We found that with the adoption of MGF, each station was required to incur an extra 15 seconds for each cycle of train door opening and closing due to limitations of the existing East Rail line signalling system. The impact was equivalent to a reduction of two train journeys per hour per direction during peak hours.

According to the results of a passenger survey conducted by the MTR in November 2009, of 1,735 passengers interviewed, 62% said that they would not accept a reduction of 2 train journeys per hour to accommodate installation of MGFs as they do not want to wait longer for trains.

Their eventual finding.

The trial was considered not successful as the MGF system was proved unreliable with prolonged platform dwell time and negative impact on service. MTRCL would therefore explore better solutions to mitigate the platform gap risk.

So what next?

Given the failed trial of platform gap fillers at Lo Wu, the decision was made to combine the required upgrades with the Shatin to Central Link project, which is bringing automatic platform gates, new signalling and new trains to the East Rail line.

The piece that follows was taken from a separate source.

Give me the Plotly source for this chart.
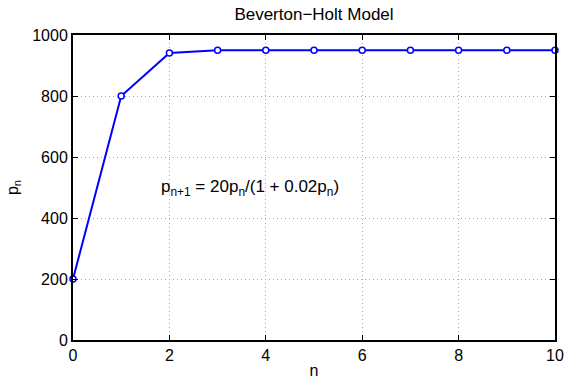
import plotly.graph_objects as go

n_vals = [0, 1, 2, 3, 4, 5, 6, 7, 8, 9, 10]
p_vals = [200, 800, 941.2, 949.6, 950, 950, 950, 950, 950, 950, 950]
x_ticks = [0, 2, 4, 6, 8, 10]
y_ticks = [0, 200, 400, 600, 800, 1000]

font = dict(family="Liberation Sans, Arial, sans-serif", size=16, color="black")
font17 = dict(family="Liberation Sans, Arial, sans-serif", size=17, color="black")

fig = go.Figure()
fig.add_trace(go.Scatter(
    x=n_vals, y=p_vals, mode="lines+markers",
    line=dict(color="#0000ff", width=2),
    marker=dict(symbol="circle", size=6, color="white",
                line=dict(color="#0000ff", width=1.5)),
    cliponaxis=False, showlegend=False))

axis_common = dict(
    showgrid=True, gridcolor="#a8a8a8", griddash="1px,3px", gridwidth=1,
    showline=True, linecolor="black", linewidth=2, mirror="ticks",
    ticks="inside", ticklen=5, tickcolor="black", tickwidth=1,
    zeroline=False, tickfont=font, automargin=False)

fig.update_xaxes(range=[0, 10], tickvals=x_ticks, **axis_common,
                 title=dict(text="n", font=font, standoff=2))
fig.update_yaxes(range=[0, 1000], tickvals=y_ticks, **axis_common,
                 title=dict(text="p<sub>n</sub>", font=font, standoff=10))

fig.add_annotation(x=1.78, y=500, xanchor="left", yanchor="middle",
                   text="p<sub>n+1</sub> = 20p<sub>n</sub>/(1 + 0.02p<sub>n</sub>)",
                   showarrow=False, font=font17)

fig.update_layout(
    width=566, height=381,
    margin=dict(l=73, r=11, t=35, b=41),
    paper_bgcolor="white", plot_bgcolor="white",
    font=font,
    title=dict(text="Beverton\u2212Holt Model", x=0.5, xanchor="center",
               xref="paper", y=1 - 14 / 381, yanchor="middle", yref="container",
               font=font17),
)

fig.write_html("out.html")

MTR East Rail train passes Shatin to Central Link works at Ho Man Tin

A total of 2300 automatic platform gates will be installed across all platforms on the upgraded line, along with 140 gap fillers to be installed at Lo Wu, University and Mong Kok East Stations, where the platforms have the widest gaps.

In 2013 a mockup station platform was constructed in the Shatin Freight Yard to test the retrofitting process.

Platform mockup in the Shatin Freight Yard

With work underway levelling and reinforcing platforms for the new infrastructure to rest atop them.

But the platform gates and gap fillers themselves cannot be commissioned until the completion of the Shatin to Central Link sometime after 2020, due to the existing train fleet not being compatible with the new infrastructure.